Thorough Investigation Needed
Evidence has since emerged that Netanyahu immediately understood the disaster would be laid at his feet. Eli Feldstein, a former close aide and spokesperson for the prime minister, said Netanyahu’s first reaction after the attack was to deflect attention from his own responsibility.
That instinct has guided his conduct ever since. Rather than allow an independent investigation, he has proposed an investigatory body stacked with politicians—an arrangement designed to guarantee a predetermined outcome. His allies would blame the Supreme Court, the Israel Defense Forces, the Israel Security Agency (Shin Bet) and the judicial reform protest movement, while any criticism of Netanyahu would be dismissed as partisan sabotage.

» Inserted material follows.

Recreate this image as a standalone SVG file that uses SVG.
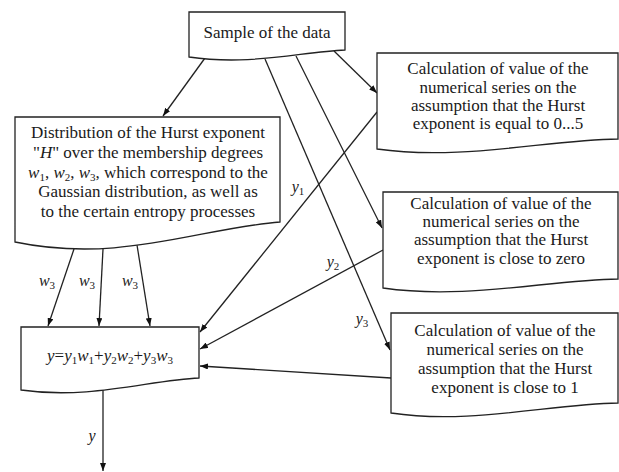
<svg xmlns="http://www.w3.org/2000/svg" width="619" height="472" viewBox="0 0 619 472">
<style>
.box{fill:#fff;stroke:#222;stroke-width:1.3}
.c{fill:none;stroke:#222;stroke-width:1.3}
.t{font-family:"Liberation Serif","Times New Roman",serif;font-size:17px;fill:#1a1a1a;text-anchor:middle}
.l{font-family:"Liberation Serif","Times New Roman",serif;font-size:16px;fill:#1a1a1a;text-anchor:middle}
.i{font-style:italic}
.s{font-size:11px}
</style>
<defs>
<marker id="ah" markerUnits="userSpaceOnUse" markerWidth="8" markerHeight="6" refX="8" refY="3" orient="auto">
<path d="M0,0 L8,3 L0,6 z" fill="#111"/>
</marker>
</defs>
<rect width="619" height="472" fill="#fff"/>

<g id="connectors">
<line class="c" x1="205" y1="58" x2="163" y2="116" marker-end="url(#ah)"/>
<line class="c" x1="265" y1="59" x2="390" y2="350" marker-end="url(#ah)"/>
<line class="c" x1="296" y1="56" x2="382" y2="228" marker-end="url(#ah)"/>
<line class="c" x1="334" y1="51" x2="377" y2="93" marker-end="url(#ah)"/>
<line class="c" x1="377" y1="112" x2="200" y2="332" marker-end="url(#ah)"/>
<line class="c" x1="383" y1="250" x2="200" y2="349" marker-end="url(#ah)"/>
<line class="c" x1="391" y1="378" x2="200" y2="366" marker-end="url(#ah)"/>
<line class="c" x1="74" y1="249" x2="48" y2="326" marker-end="url(#ah)"/>
<line class="c" x1="103" y1="249" x2="99" y2="326" marker-end="url(#ah)"/>
<line class="c" x1="137" y1="245" x2="150" y2="326" marker-end="url(#ah)"/>
<line class="c" x1="103" y1="389" x2="103" y2="471" marker-end="url(#ah)"/>
<text class="l" x="298" y="192"><tspan class="i">y</tspan><tspan class="s" dy="3">1</tspan></text>
<text class="l" x="333" y="267"><tspan class="i">y</tspan><tspan class="s" dy="3">2</tspan></text>
<text class="l" x="362" y="324"><tspan class="i">y</tspan><tspan class="s" dy="3">3</tspan></text>
<text class="l" x="47" y="286"><tspan class="i">w</tspan><tspan class="s" dy="3">3</tspan></text>
<text class="l" x="87" y="286"><tspan class="i">w</tspan><tspan class="s" dy="3">3</tspan></text>
<text class="l" x="130" y="286"><tspan class="i">w</tspan><tspan class="s" dy="3">3</tspan></text>
<text class="l i" x="92" y="441">y</text>
</g>

<g id="sample">
<path class="box" d="M189,12 H345 V50 C300,52 250,66 189,57 Z"/>
<text class="t" x="267" y="38">Sample of the data</text>
</g>

<g id="distribution">
<path class="box" d="M15,117 H280 V222 C200,228 120,264 15,242 Z"/>
<text class="t" x="148" y="138">Distribution of the Hurst exponent</text>
<text class="t" x="148" y="158">"<tspan class="i">H</tspan>" over the membership degrees</text>
<text class="t" x="148" y="178"><tspan class="i">w</tspan><tspan class="s" dy="3">1</tspan><tspan dy="-3">, </tspan><tspan class="i">w</tspan><tspan class="s" dy="3">2</tspan><tspan dy="-3">, </tspan><tspan class="i">w</tspan><tspan class="s" dy="3">3</tspan><tspan dy="-3">, which correspond to the</tspan></text>
<text class="t" x="148" y="197">Gaussian distribution, as well as</text>
<text class="t" x="148" y="217">to the certain entropy processes</text>
</g>

<g id="calc1">
<path class="box" d="M377,53 H618 V139 C546,140 461,161 377,149 Z"/>
<text class="t" x="498" y="74">Calculation of value of the</text>
<text class="t" x="498" y="93">numerical series on the</text>
<text class="t" x="498" y="111">assumption that the Hurst</text>
<text class="t" x="498" y="129">exponent is equal to 0...5</text>
</g>

<g id="calc2">
<path class="box" d="M383,192 H618 V279 C548,280 465,300 383,288 Z"/>
<text class="t" x="501" y="209">Calculation of value of the</text>
<text class="t" x="501" y="227">numerical series on the</text>
<text class="t" x="501" y="245">assumption that the Hurst</text>
<text class="t" x="501" y="264">exponent is close to zero</text>
</g>

<g id="calc3">
<path class="box" d="M391,313 H618 V403 C550,404 470,425 391,413 Z"/>
<text class="t" x="505" y="336">Calculation of value of the</text>
<text class="t" x="505" y="355">numerical series on the</text>
<text class="t" x="505" y="374">assumption that the Hurst</text>
<text class="t" x="505" y="393">exponent is close to 1</text>
</g>

<g id="sum">
<path class="box" d="M21,327 H199 V378 C150,380 90,400 21,390 Z"/>
<text class="t" x="110" y="361"><tspan class="i">y</tspan>=<tspan class="i">y</tspan><tspan class="s" dy="3">1</tspan><tspan class="i" dy="-3">w</tspan><tspan class="s" dy="3">1</tspan><tspan dy="-3">+</tspan><tspan class="i">y</tspan><tspan class="s" dy="3">2</tspan><tspan class="i" dy="-3">w</tspan><tspan class="s" dy="3">2</tspan><tspan dy="-3">+</tspan><tspan class="i">y</tspan><tspan class="s" dy="3">3</tspan><tspan class="i" dy="-3">w</tspan><tspan class="s" dy="3">3</tspan></text>
</g>
</svg>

President Isaac Herzog spoke for most Israelis when he criticized the idea of a political investigation. “We must conduct a full, thorough and statesmanlike investigation, in accordance with existing law—the Law of Commissions of Inquiry—into the horrific disaster of Oct. 7 and the failure and collapse of judgment that led to it,” he said.
An election is scheduled for October, but Israelis have already voted with their feet. The Times of Israel reported that, for only the fourth time in the past century, Israel experienced negative net migration, with 26,000 more people leaving the country than arriving to live there. Israel has suffered a severe brain drain as people have left because Netanyahu has failed to make the country physically or economically secure. Many loathe him personally and object to his policies.
Political Survival?
Since Netanyahu seems likely to prevent an independent investigation, Israelis will have to pass judgment at the ballot box without all the facts. Despite his record of failure in dealing with Hamas, Hezbollah, the Houthis and Iran, no one should count him out. His Likud Party has never won a majority of the vote, but it is still better positioned to form a governing coalition than his rivals.
But political survival is not exoneration. The man who built his career on security cannot escape responsibility for the gravest security failure in Israel’s history.